Il secondo momento/atteggiamento è questo: il missionario non deve programmare la sua accoglienza, ma deve affidarsi alla disponibilità degli uomini di cui deve fidarsi. La sua stessa sopravvivenza come il mangiare, dipende dall’ospitalità che deve essere gratuita perché nessuno può comprare o vendere Dio e tanto meno il cuore delle persone. Giuseppe Flavio testimonia che gli Ebrei in ogni città avevano un incaricato responsabile di accogliere i pellegrini e offrire loro cibo e vestito. Ogni diocesi dovrebbe avere un centro di accoglienza per gli immigrati cristiani, almeno in prima battuta, i quali dovrebbero sentirsi accolti nella propria casa e non essere sbandati allo sbaraglio, stranieri nella loro stessa Chiesa. Siamo diventati custodi dell’illegalità dello Stato pagano a danno della moralità richiesta dal Vangelo.
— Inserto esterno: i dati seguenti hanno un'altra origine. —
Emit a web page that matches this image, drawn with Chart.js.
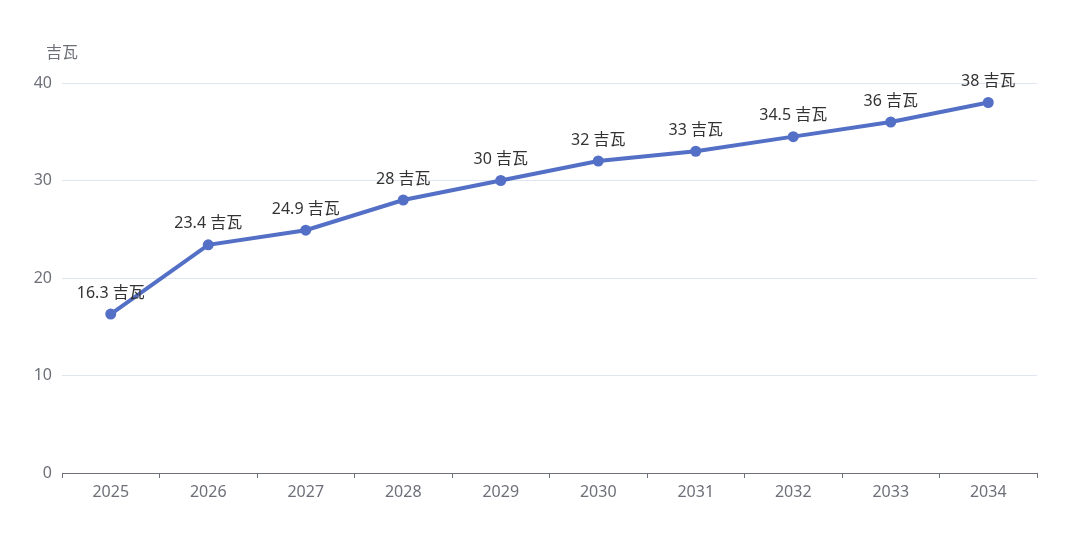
<!DOCTYPE html>
<html>
<head>
<meta charset="utf-8">
<script src="https://cdn.jsdelivr.net/npm/chart.js@4.4.0/dist/chart.umd.min.js"></script>
<style>
html,body{margin:0;padding:0;background:#fff;}
#wrap{width:1080px;height:557px;}
</style>
</head>
<body>
<div id="wrap"><canvas id="c" width="1080" height="557"></canvas></div>
<script>
const categories = ['2025','2026','2027','2028','2029','2030','2031','2032','2033','2034'];
const capacity = [16.3, 23.4, 24.9, 28, 30, 32, 33, 34.5, 36, 38];
const unit = '吉瓦';
const yTicks = [0, 10, 20, 30, 40];

const FONT = '"Noto Sans", "Noto Sans CJK SC", sans-serif';

const labelPlugin = {
  id: 'pointLabels',
  afterDatasetsDraw(chart) {
    const ctx = chart.ctx;
    const meta = chart.getDatasetMeta(0);
    ctx.save();
    ctx.font = '16px ' + FONT;
    ctx.fillStyle = '#333333';
    ctx.textAlign = 'center';
    ctx.textBaseline = 'middle';
    meta.data.forEach((pt, i) => {
      ctx.fillText(capacity[i] + ' ' + unit, pt.x, pt.y - 21);
    });
    ctx.fillStyle = '#6e7079';
    ctx.fillText(unit, chart.chartArea.left, chart.chartArea.top - 30);
    ctx.restore();
  }
};

new Chart(document.getElementById('c'), {
  type: 'line',
  data: {
    labels: categories,
    datasets: [{
      data: capacity,
      borderColor: '#5470c6',
      backgroundColor: '#5470c6',
      borderWidth: 4,
      pointRadius: 5.5,
      pointBackgroundColor: '#5470c6',
      pointBorderColor: '#5470c6',
      pointBorderWidth: 0,
      tension: 0,
      fill: false
    }]
  },
  options: {
    responsive: false,
    animation: false,
    layout: { padding: { top: 83, right: 43, left: 0, bottom: 0 } },
    plugins: { legend: { display: false }, tooltip: { enabled: false } },
    scales: {
      x: {
        type: 'category',
        offset: true,
        grid: {
          display: true,
          offset: true,
          drawOnChartArea: false,
          drawTicks: true,
          tickLength: 5,
          color: '#6e7079',
          lineWidth: 1
        },
        border: { display: true, color: '#6e7079', width: 1 },
        ticks: {
          color: '#6e7079',
          font: { family: FONT, size: 16 },
          padding: 5,
          maxRotation: 0,
          autoSkip: false
        },
        afterFit(s) { s.height = 84; }
      },
      y: {
        min: 0,
        max: 40,
        afterBuildTicks(s) { s.ticks = yTicks.map(v => ({ value: v })); },
        grid: { color: '#e0e6f1', drawTicks: false, lineWidth: 1 },
        border: { display: false },
        ticks: {
          color: '#6e7079',
          font: { family: FONT, size: 16 },
          padding: 10
        },
        afterFit(s) { s.width = 62; }
      }
    }
  },
  plugins: [labelPlugin]
});
</script>
</body>
</html>
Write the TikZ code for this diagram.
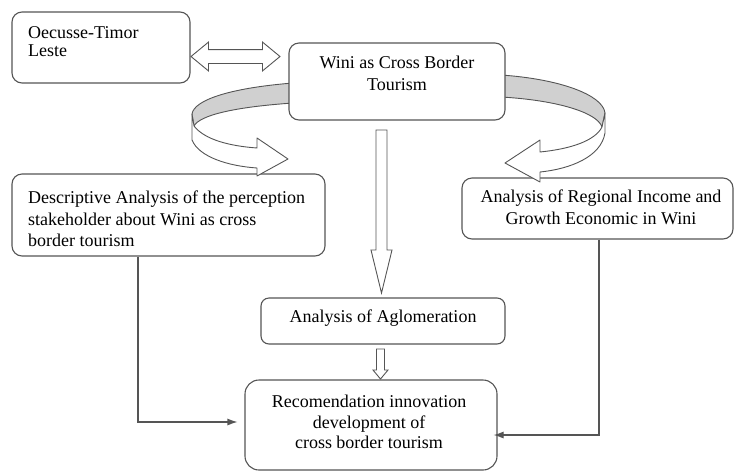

Il terzo momento/atteggiamento è lo scuotimento della polvere dai calzari che non è giudizio morale, ma un’affermazione di responsabilità. Il gesto è un atto simbolico che ogni ebreo compie dopo un viaggio in terre abitate da non Giudei. La terra forma un tutt’uno con le persone e il loro atteggiamento morale e religioso (Nm 5,17): separarsi dagli impuri significa distaccarsi anche dalla loro terra. Con questo gesto l’inviato mette coloro che li rifiutano di fronte alla loro responsabilità che resta intera anche nelle conseguenze. Dio non impone nemmeno se stesso, ma si offre alla libera ospitalità perché senza libertà non può esserci né umanità né fede. Quando riusciremo a scuotere la polvere della nostra incredulità, allora potremmo pensare di poter iniziare il lungo cammino del catecumenato che ci condurrà, a Dio piacendo, prima a diventare discepoli, quindi catechisti-testimoni-discepoli e infine contemplativi della volontà di Dio, una volontà senza confini e senza condizioni, universale e aperta: «cattolica» nel vero senso della parola.